*Raw data*
• • • •
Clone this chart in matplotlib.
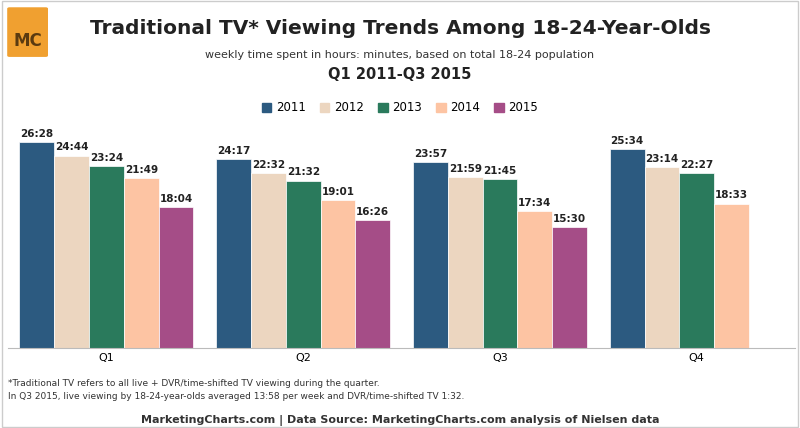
import numpy as np
import matplotlib.pyplot as plt
from matplotlib.patches import FancyBboxPatch

quarters = ['Q1', 'Q2', 'Q3', 'Q4']
years = ['2011', '2012', '2013', '2014', '2015']
labels = {
    '2011': ['26:28', '24:17', '23:57', '25:34'],
    '2012': ['24:44', '22:32', '21:59', '23:14'],
    '2013': ['23:24', '21:32', '21:45', '22:27'],
    '2014': ['21:49', '19:01', '17:34', '18:33'],
    '2015': ['18:04', '16:26', '15:30', None],
}
colors = ['#2c5a80', '#ecd6c0', '#2a7a5c', '#fdc4a3', '#a54d87']


def to_min(s):
    h, m = s.split(':')
    return int(h) * 60 + int(m)


fig = plt.figure(figsize=(8, 4.28), dpi=100)
ax = fig.add_axes([0.01, 0.187, 0.984, 0.545])
w = 0.177
for qi in range(4):
    for k, y in enumerate(years):
        if labels[y][qi] is None:
            continue
        x = qi + (k - 2) * w
        v = to_min(labels[y][qi])
        ax.bar(x, v, w, color=colors[k], edgecolor='white', linewidth=0.5)
        ax.text(x, v + 25, labels[y][qi], ha='center', va='bottom', fontsize=7.5,
                fontweight='bold', color='#222222')
ax.set_xlim(-0.5, 3.5)
ax.set_ylim(0, 1800)
ax.set_yticks([])
ax.set_xticks(range(4))
ax.set_xticklabels(quarters, fontsize=8)
ax.tick_params(axis='x', length=0)
for s in ['left', 'right', 'top']:
    ax.spines[s].set_visible(False)
ax.spines['bottom'].set_color('#bbbbbb')

handles = [plt.Rectangle((0, 0), 1, 1, color=c) for c in colors]
fig.legend(handles, years, loc='center', bbox_to_anchor=(0.5, 0.748), ncol=5,
           frameon=False, fontsize=8.5, handlelength=0.8, handleheight=0.8,
           columnspacing=1.2, handletextpad=0.4)

fig.text(0.5, 0.92, 'Traditional TV* Viewing Trends Among 18-24-Year-Olds',
         ha='center', fontsize=14.5, fontweight='bold', color='#222222')
fig.text(0.5, 0.865, 'weekly time spent in hours: minutes, based on total 18-24 population',
         ha='center', fontsize=8, color='#333333')
fig.text(0.5, 0.815, 'Q1 2011-Q3 2015', ha='center', fontsize=10.5, fontweight='bold',
         color='#222222')
fig.text(0.01, 0.098, '*Traditional TV refers to all live + DVR/time-shifted TV viewing during the quarter.',
         fontsize=6.5, color='#333333')
fig.text(0.01, 0.068, 'In Q3 2015, live viewing by 18-24-year-olds averaged 13:58 per week and DVR/time-shifted TV 1:32.',
         fontsize=6.5, color='#333333')
fig.text(0.5, 0.012, 'MarketingCharts.com | Data Source: MarketingCharts.com analysis of Nielsen data',
         ha='center', fontsize=8, fontweight='bold', color='#333333')

logo = FancyBboxPatch((0.012, 0.87), 0.045, 0.11, boxstyle='round,pad=0.003',
                      transform=fig.transFigure, facecolor='#f0a030', edgecolor='none')
fig.patches.append(logo)
fig.text(0.0345, 0.905, 'MC', ha='center', va='center', fontsize=12, fontweight='bold',
         color='#5a3a10')
fig.patches.append(plt.Rectangle((0.002, 0.002), 0.996, 0.996, transform=fig.transFigure,
                                 fill=False, edgecolor='#cccccc', linewidth=1))
fig.savefig('out.png', dpi=100)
• • • •
Your task is to return the lines above, from the first one up to and including the line containing "columnspacing=1.2, handletextpad=0.4)", minus any pictures.

Clone this chart in matplotlib.
import numpy as np
import matplotlib.pyplot as plt
from matplotlib.patches import FancyBboxPatch

quarters = ['Q1', 'Q2', 'Q3', 'Q4']
years = ['2011', '2012', '2013', '2014', '2015']
labels = {
    '2011': ['26:28', '24:17', '23:57', '25:34'],
    '2012': ['24:44', '22:32', '21:59', '23:14'],
    '2013': ['23:24', '21:32', '21:45', '22:27'],
    '2014': ['21:49', '19:01', '17:34', '18:33'],
    '2015': ['18:04', '16:26', '15:30', None],
}
colors = ['#2c5a80', '#ecd6c0', '#2a7a5c', '#fdc4a3', '#a54d87']


def to_min(s):
    h, m = s.split(':')
    return int(h) * 60 + int(m)


fig = plt.figure(figsize=(8, 4.28), dpi=100)
ax = fig.add_axes([0.01, 0.187, 0.984, 0.545])
w = 0.177
for qi in range(4):
    for k, y in enumerate(years):
        if labels[y][qi] is None:
            continue
        x = qi + (k - 2) * w
        v = to_min(labels[y][qi])
        ax.bar(x, v, w, color=colors[k], edgecolor='white', linewidth=0.5)
        ax.text(x, v + 25, labels[y][qi], ha='center', va='bottom', fontsize=7.5,
                fontweight='bold', color='#222222')
ax.set_xlim(-0.5, 3.5)
ax.set_ylim(0, 1800)
ax.set_yticks([])
ax.set_xticks(range(4))
ax.set_xticklabels(quarters, fontsize=8)
ax.tick_params(axis='x', length=0)
for s in ['left', 'right', 'top']:
    ax.spines[s].set_visible(False)
ax.spines['bottom'].set_color('#bbbbbb')

handles = [plt.Rectangle((0, 0), 1, 1, color=c) for c in colors]
fig.legend(handles, years, loc='center', bbox_to_anchor=(0.5, 0.748), ncol=5,
           frameon=False, fontsize=8.5, handlelength=0.8, handleheight=0.8,
           columnspacing=1.2, handletextpad=0.4)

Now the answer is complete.